Roh couldn’t comment specifically on which one, if any, would come to market. But he did say these designs, as well as many others, are under consideration. 
“It’s everything you saw [at CES] plus more,” he said.
Young agrees that there are plenty of ways for book-style, large-format foldables to evolve.
“The rollable concept has a lot of potential to replace that book-type device in my mind,” said Young. “Because it’s going to be a lot thinner. And it should be a lot lighter.”
There’s certainly no shortage of interest from tech companies. TCL, which has yet to release a foldable phone, has also been busy developing prototypes. In February, the Chinese electronics-maker demonstrated foldable phone concepts with hinges that can bend 360 degrees and rollable displays. 

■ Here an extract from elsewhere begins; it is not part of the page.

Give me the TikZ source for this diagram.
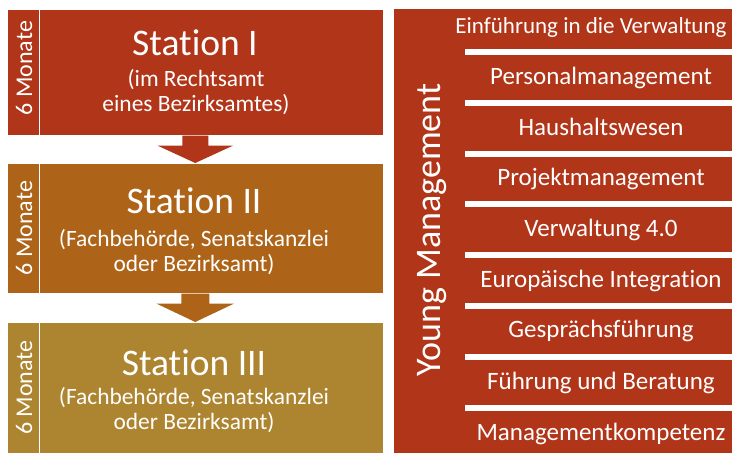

But new types of large-screened foldables may also present more production challenges for the industry, especially if companies plan to use bendable glass in future designs. It can be challenging for supply chains to handle that type of glass properly since foldable phones are still relatively new, according to Mathias Mydlak, senior manager of business development for glass maker Schott’s ultra thin glass cover product group. Schott’s flexible glass is used in the Vivo X Fold, a book-style foldable phone that debuted in April. 
As smartphones have matured, annual updates have begun to feel more incremental and less innovative. Foldable phones are Samsung’s way of changing that, but it’s going to take more than three years to figure out what the next major evolution of the smartphone might be. Samsung is off to a strong start, even if it only has niche shoppers like Reeves convinced for now. 
“It’ll be another foldable,” Reeves said when asked what phone he plans to buy when it’s time to replace his aging Galaxy Fold. “I don’t think I could go back.”